Problem requirements
Each line from the start of the records through the line containing "import plotly.graph_objects as go" is to be transcribed exactly, and no other line is to be included.

Stored data
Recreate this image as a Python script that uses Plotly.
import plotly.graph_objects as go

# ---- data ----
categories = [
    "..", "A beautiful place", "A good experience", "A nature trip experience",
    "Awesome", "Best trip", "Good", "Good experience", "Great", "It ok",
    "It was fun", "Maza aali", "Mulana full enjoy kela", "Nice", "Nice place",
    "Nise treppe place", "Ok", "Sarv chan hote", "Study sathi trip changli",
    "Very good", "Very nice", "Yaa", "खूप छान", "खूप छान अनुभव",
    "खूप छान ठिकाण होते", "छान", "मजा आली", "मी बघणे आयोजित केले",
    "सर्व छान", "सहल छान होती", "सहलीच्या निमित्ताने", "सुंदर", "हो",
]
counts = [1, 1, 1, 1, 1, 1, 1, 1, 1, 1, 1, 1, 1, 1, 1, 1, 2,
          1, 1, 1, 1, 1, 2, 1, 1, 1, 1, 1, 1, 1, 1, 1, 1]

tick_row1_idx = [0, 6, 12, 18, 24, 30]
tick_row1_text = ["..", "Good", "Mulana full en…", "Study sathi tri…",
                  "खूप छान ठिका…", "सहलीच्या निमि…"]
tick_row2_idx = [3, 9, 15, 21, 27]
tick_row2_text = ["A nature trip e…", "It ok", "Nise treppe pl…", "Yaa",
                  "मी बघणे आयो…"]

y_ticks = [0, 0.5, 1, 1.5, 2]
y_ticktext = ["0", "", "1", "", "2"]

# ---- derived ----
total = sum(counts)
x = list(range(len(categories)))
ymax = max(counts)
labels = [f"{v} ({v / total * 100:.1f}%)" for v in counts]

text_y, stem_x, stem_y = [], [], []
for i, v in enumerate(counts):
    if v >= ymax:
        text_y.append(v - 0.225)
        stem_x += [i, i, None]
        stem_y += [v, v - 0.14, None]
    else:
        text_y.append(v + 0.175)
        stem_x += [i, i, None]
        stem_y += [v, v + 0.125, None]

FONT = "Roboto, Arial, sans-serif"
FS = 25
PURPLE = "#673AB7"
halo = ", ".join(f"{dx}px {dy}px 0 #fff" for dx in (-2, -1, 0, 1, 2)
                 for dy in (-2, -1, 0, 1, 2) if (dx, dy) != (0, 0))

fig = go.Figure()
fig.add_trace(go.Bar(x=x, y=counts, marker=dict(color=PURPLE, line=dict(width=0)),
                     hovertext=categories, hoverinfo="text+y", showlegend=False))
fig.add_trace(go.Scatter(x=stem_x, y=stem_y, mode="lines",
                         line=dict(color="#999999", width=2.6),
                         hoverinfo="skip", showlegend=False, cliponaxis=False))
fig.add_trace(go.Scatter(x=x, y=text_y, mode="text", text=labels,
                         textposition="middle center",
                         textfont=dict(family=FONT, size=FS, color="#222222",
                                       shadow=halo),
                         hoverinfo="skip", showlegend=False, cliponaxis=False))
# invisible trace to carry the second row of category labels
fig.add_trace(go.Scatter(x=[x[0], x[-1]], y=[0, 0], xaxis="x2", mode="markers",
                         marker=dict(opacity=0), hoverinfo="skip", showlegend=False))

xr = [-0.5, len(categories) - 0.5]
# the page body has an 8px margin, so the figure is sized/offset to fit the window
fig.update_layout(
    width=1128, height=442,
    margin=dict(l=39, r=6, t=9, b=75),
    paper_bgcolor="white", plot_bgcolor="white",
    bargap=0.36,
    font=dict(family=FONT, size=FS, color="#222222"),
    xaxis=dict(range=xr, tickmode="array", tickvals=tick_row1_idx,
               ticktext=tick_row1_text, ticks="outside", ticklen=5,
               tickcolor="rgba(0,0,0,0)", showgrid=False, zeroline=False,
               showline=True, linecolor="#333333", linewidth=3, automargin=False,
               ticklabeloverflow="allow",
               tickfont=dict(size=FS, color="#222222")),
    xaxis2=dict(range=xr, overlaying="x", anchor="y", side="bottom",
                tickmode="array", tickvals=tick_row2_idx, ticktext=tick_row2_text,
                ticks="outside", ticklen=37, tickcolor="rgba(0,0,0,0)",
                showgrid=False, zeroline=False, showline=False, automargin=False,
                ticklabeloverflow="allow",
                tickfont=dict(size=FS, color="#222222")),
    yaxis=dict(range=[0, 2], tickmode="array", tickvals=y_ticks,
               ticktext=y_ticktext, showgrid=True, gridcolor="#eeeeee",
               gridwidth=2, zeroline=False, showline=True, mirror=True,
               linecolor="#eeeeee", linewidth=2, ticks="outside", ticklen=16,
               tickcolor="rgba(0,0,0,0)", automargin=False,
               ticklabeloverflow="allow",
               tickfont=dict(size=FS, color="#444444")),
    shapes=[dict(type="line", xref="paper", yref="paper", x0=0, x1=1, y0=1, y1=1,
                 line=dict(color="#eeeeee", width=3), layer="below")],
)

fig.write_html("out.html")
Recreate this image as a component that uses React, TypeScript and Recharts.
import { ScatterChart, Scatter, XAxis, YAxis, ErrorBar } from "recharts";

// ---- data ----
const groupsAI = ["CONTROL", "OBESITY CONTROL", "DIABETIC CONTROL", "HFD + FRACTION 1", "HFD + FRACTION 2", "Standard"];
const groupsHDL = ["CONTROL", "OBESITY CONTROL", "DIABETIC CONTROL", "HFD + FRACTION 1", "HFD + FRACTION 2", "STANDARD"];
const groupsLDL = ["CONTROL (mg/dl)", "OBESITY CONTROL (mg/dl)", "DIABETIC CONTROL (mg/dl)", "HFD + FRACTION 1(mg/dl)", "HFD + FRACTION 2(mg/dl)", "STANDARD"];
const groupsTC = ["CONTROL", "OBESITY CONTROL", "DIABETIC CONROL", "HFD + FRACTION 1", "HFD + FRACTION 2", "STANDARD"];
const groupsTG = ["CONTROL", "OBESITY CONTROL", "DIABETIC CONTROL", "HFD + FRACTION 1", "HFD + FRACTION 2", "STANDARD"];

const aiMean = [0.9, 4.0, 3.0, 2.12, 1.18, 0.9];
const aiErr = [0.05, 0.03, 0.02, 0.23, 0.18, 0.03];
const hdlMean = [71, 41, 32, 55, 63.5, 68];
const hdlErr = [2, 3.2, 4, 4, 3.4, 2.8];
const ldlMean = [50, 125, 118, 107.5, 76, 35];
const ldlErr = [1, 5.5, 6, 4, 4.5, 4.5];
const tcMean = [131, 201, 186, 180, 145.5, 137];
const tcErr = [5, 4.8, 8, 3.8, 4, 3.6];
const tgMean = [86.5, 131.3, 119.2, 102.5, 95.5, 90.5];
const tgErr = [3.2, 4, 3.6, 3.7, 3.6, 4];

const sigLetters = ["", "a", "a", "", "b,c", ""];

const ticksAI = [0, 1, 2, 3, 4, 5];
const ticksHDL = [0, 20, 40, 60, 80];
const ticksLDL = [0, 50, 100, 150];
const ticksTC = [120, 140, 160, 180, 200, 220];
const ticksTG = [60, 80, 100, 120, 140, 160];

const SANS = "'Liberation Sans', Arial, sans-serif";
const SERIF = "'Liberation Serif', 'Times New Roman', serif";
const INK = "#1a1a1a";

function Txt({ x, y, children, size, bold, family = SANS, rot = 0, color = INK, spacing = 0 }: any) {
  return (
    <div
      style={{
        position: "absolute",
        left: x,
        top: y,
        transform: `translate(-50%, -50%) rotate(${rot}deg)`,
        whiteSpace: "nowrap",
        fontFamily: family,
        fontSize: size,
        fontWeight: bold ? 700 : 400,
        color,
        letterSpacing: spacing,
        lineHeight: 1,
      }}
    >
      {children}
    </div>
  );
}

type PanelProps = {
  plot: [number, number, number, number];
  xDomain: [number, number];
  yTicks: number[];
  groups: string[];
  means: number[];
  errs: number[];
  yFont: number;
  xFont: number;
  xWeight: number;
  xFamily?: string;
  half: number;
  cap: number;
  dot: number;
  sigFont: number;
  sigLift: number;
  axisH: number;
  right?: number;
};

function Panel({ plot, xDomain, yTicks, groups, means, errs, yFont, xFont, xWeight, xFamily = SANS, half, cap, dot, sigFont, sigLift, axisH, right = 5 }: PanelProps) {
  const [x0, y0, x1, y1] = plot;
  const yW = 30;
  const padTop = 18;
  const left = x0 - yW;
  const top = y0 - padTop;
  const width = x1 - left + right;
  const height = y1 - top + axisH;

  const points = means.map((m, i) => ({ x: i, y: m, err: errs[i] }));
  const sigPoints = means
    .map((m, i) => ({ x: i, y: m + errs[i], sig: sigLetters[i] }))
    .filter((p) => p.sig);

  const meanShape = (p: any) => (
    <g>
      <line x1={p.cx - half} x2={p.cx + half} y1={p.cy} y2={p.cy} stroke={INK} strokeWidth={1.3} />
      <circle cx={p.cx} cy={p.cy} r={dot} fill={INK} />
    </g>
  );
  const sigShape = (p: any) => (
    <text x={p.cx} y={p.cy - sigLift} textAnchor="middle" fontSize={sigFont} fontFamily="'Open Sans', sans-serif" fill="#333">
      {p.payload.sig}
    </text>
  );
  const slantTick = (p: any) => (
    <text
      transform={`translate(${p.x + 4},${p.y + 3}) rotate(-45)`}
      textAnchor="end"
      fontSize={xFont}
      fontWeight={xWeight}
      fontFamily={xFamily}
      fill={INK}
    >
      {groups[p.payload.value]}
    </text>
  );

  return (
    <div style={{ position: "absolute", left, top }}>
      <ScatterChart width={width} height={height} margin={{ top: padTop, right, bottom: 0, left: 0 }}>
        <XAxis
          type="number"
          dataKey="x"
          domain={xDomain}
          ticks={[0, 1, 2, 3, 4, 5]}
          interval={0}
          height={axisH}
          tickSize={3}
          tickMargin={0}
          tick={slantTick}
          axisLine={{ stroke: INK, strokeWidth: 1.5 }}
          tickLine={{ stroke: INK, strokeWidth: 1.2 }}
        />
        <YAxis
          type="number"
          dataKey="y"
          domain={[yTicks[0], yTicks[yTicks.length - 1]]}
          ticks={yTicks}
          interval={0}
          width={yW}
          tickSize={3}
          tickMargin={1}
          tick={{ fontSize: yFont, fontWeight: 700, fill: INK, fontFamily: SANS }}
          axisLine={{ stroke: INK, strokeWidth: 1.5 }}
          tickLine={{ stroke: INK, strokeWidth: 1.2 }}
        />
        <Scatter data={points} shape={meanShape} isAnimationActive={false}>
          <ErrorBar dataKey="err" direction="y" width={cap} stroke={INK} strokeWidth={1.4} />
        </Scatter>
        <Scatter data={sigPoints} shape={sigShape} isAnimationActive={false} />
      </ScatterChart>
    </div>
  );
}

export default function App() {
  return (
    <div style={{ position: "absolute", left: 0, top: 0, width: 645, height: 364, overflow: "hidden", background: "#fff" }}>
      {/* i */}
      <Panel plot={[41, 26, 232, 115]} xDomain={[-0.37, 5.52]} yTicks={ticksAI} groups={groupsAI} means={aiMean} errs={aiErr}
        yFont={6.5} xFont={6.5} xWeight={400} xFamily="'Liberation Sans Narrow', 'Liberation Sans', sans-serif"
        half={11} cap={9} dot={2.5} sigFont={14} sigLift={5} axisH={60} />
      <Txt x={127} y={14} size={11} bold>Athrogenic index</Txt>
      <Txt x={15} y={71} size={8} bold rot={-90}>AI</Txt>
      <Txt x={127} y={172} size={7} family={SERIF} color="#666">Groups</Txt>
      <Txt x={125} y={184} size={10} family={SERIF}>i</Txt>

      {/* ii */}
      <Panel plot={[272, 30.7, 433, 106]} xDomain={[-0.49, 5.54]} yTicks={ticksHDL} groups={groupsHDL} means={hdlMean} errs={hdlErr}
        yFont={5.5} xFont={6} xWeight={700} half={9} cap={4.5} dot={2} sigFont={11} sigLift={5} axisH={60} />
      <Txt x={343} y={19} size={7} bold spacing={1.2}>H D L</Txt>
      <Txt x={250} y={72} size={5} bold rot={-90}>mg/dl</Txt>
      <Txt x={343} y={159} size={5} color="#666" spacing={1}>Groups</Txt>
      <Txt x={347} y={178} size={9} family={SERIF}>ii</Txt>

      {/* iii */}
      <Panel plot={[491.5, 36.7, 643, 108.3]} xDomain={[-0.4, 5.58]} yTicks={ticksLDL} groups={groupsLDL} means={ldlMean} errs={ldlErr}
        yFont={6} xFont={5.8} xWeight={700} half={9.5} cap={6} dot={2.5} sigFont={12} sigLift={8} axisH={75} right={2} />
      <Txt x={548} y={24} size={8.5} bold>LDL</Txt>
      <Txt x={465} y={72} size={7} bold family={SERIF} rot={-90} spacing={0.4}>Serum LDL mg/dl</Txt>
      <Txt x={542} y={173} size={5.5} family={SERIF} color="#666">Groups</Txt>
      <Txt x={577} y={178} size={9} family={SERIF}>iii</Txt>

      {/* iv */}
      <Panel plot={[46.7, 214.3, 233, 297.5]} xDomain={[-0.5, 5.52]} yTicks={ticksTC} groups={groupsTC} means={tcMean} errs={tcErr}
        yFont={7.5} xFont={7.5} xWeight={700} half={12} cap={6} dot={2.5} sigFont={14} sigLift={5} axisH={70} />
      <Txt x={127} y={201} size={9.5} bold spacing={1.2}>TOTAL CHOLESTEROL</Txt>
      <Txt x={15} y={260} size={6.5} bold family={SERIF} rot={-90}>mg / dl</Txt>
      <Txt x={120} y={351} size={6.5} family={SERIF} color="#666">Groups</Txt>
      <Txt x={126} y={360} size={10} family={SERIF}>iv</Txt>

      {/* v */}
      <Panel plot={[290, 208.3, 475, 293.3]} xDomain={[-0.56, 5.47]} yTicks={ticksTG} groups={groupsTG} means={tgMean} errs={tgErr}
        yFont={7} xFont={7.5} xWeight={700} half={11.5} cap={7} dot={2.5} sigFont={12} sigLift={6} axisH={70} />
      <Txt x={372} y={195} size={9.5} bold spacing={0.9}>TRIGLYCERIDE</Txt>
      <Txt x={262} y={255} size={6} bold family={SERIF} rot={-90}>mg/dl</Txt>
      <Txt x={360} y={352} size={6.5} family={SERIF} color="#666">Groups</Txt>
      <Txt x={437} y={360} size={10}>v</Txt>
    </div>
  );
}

Solution to the exercise
Recreate this image as a Python script that uses Plotly.
import plotly.graph_objects as go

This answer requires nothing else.